# how to tell if a baby will be polled



## louisana2569

I have 2 babies that were born there mom's are polled but dad had horn is there a chance baby will b polled n how can u tell I posted pic of babies head n there mom's


----------



## KW Farms

Both look polled to me. Usually a horned kid will have a bit of a swirl where the buds are/will be. Polled kids don't have that.


----------



## caprinelivin

I have six polled does and they are always bred to a horned sire. I think if you breed polled to polled you get problems--like sex organ problems. Anyway, the kids are always polled except for one of the does whose first kids were horned and now she just had twins and one is going to have horns and the other is going to be polled! I can tell by feeling the horn buds or there will usually be a "swirl" of hair where the horns will be and polled ones usually have sort of a tuft of hair on the forehead.
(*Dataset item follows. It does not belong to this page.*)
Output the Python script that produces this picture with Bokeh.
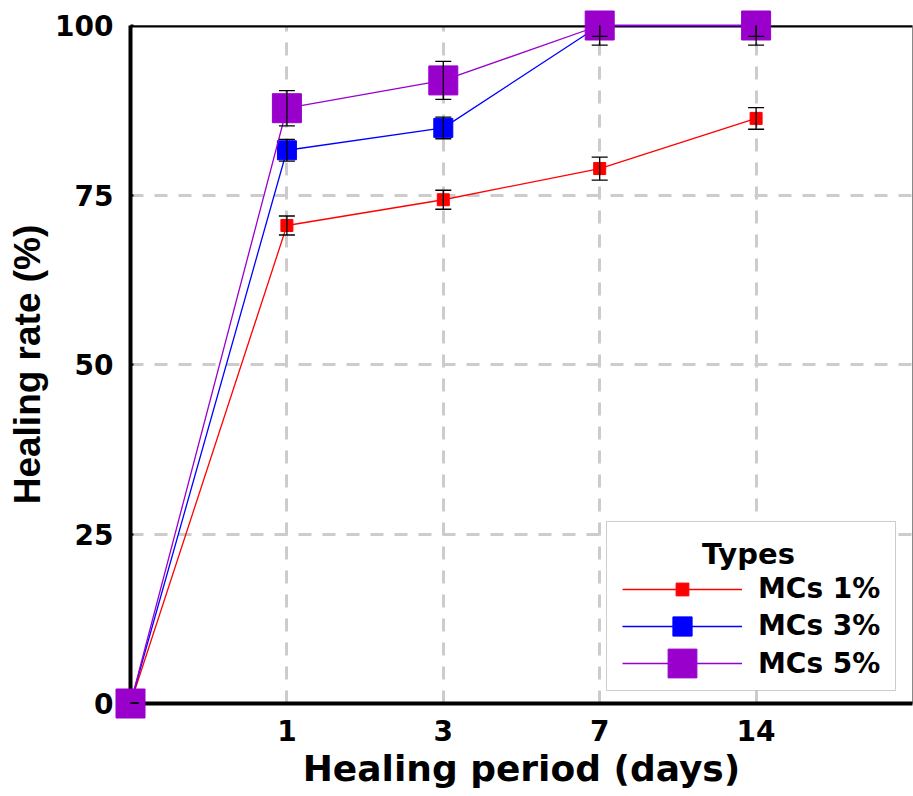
from bokeh.plotting import figure
from bokeh.models import (ColumnDataSource, Whisker, TeeHead, FixedTicker, Span,
                          Legend, LegendItem, BoxAnnotation, Label, Range1d)
from bokeh.embed import file_html
from bokeh.resources import INLINE

# ---- data ----
days = ["0", "1", "3", "7", "14"]
y_ticks = [0, 25, 50, 75, 100]
series_names = ["MCs 1%", "MCs 3%", "MCs 5%"]
mc1 = [0, 70.5, 74.3, 78.9, 86.3]
err1 = [0, 1.4, 1.4, 1.7, 1.6]
mc3 = [0, 81.6, 84.9, 100, 100]
err3 = [0, 1.6, 1.6, 1.6, 1.6]
mc5 = [0, 87.8, 91.9, 100, 100]
err5 = [0, 2.6, 2.8, 2.9, 2.9]

colors = ["#ff0000", "#0000ff", "#9900cc"]
marker_sizes = [12, 19, 29]
FONT = "DejaVu Sans"
YFONT = "Liberation Sans"

x = list(range(len(days)))

p = figure(width=913, height=796, x_range=Range1d(0, len(days)), y_range=Range1d(0, 100),
           output_backend="svg", toolbar_location=None,
           min_border_left=130, min_border_right=1, min_border_top=25, min_border_bottom=93,
           background_fill_color="white", border_fill_color="white")

p.outline_line_color = "#888888"
p.outline_line_width = 1

# axes
p.xaxis.ticker = FixedTicker(ticks=x[1:])
p.xaxis.major_label_overrides = {i: days[i] for i in x}
p.yaxis.ticker = FixedTicker(ticks=y_ticks)
for ax in (p.xaxis, p.yaxis):
    ax.axis_line_width = 4
    ax.axis_line_color = "black"
    ax.major_label_text_font = FONT
    ax.major_label_text_font_style = "bold"
    ax.major_label_text_font_size = "28px"
    ax.major_label_text_color = "black"
    ax.axis_label_text_font_style = "bold"
    ax.axis_label_text_color = "black"
    ax.minor_tick_line_color = None
p.xaxis.axis_label_text_font = FONT
p.xaxis.axis_label_text_font_size = "36px"
p.yaxis.axis_label_text_font = YFONT
p.yaxis.axis_label_text_font_size = "37px"
p.xaxis.major_tick_line_color = None
p.yaxis.major_tick_in = 3
p.yaxis.major_tick_out = 0
p.yaxis.major_tick_line_width = 2
p.xaxis.major_label_standoff = 10
p.yaxis.major_label_standoff = 17
p.xaxis.axis_label = "Healing period (days)"
p.yaxis.axis_label = "Healing rate (%)"
p.xaxis.axis_label_standoff = 4
p.yaxis.axis_label_standoff = 4

# grid
for g in (p.xgrid, p.ygrid):
    g.grid_line_color = "#cccccc"
    g.grid_line_width = 3
    g.grid_line_dash = "13 11"

# top border
p.add_layout(Span(location=100, dimension="width", line_color="black", line_width=4))

# series
renderers = []
whisk_sources = []
for name, vals, errs, col, ms in zip(series_names, [mc1, mc3, mc5], [err1, err3, err5],
                                      colors, marker_sizes):
    src = ColumnDataSource(dict(x=x, y=vals,
                                upper=[v + e for v, e in zip(vals, errs)],
                                lower=[v - e for v, e in zip(vals, errs)]))
    lr = p.line("x", "y", source=src, line_color=col, line_width=1.3, level="overlay")
    sr = p.scatter("x", "y", source=src, marker="square", size=ms, fill_color=col,
                   line_color=col, level="overlay")
    renderers.append((name, lr, sr, ms))
    whisk_sources.append(src)

for src in whisk_sources:
    w = Whisker(base="x", upper="upper", lower="lower", source=src, level="overlay",
                line_color="black", line_width=1.3,
                upper_head=TeeHead(size=16, line_color="black", line_width=1.3),
                lower_head=TeeHead(size=16, line_color="black", line_width=1.3))
    p.add_layout(w)

# legend box + title
box = BoxAnnotation(left=476, right=765, bottom=13, top=182,
                    left_units="screen", right_units="screen",
                    bottom_units="screen", top_units="screen",
                    fill_color="white", fill_alpha=1, line_color="#555555", line_width=1)
p.add_layout(box)
p.add_layout(Label(x=618, y=150, x_units="screen", y_units="screen", text="Types",
                   text_align="center", text_baseline="alphabetic",
                   text_font=FONT, text_font_style="bold", text_font_size="29px",
                   text_color="black"))

# one legend per entry so that each legend marker keeps its own size
row_centers = [114, 77, 40]  # px above the frame bottom
for (name, lr, sr, ms), rc in zip(renderers, row_centers):
    h = max(ms / 0.4, 32)
    lg = Legend(items=[LegendItem(label=name, renderers=[lr, sr])],
                location=(492, rc - h / 2), padding=0, margin=0, spacing=0,
                glyph_width=120, glyph_height=int(round(h)), label_height=int(round(h)),
                label_standoff=16,
                label_text_font=FONT, label_text_font_style="bold",
                label_text_font_size="28px", label_text_color="black",
                border_line_alpha=0, background_fill_alpha=0)
    p.add_layout(lg)

open("out.html", "w").write(file_html(p, INLINE))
This has been my observations in my herd though and I am no expert. I hope this helps


----------



## Dayna

I bred a polled doe to a horned buck and we had 2 polled does and 1 horned buck. I noticed I could feel the bucks horns pretty much from birth. There were little nubs on the polled does but they never grew. They had more of a "fold" of the fur over the polled area where the buck had an obvious swirl pattern.


----------



## louisana2569

I have 3 other babies they have swirls but both parents had horns


----------



## eqstrnathlete

Last year my horned doe was bred to a polled buck and she had twin horned bucks.


----------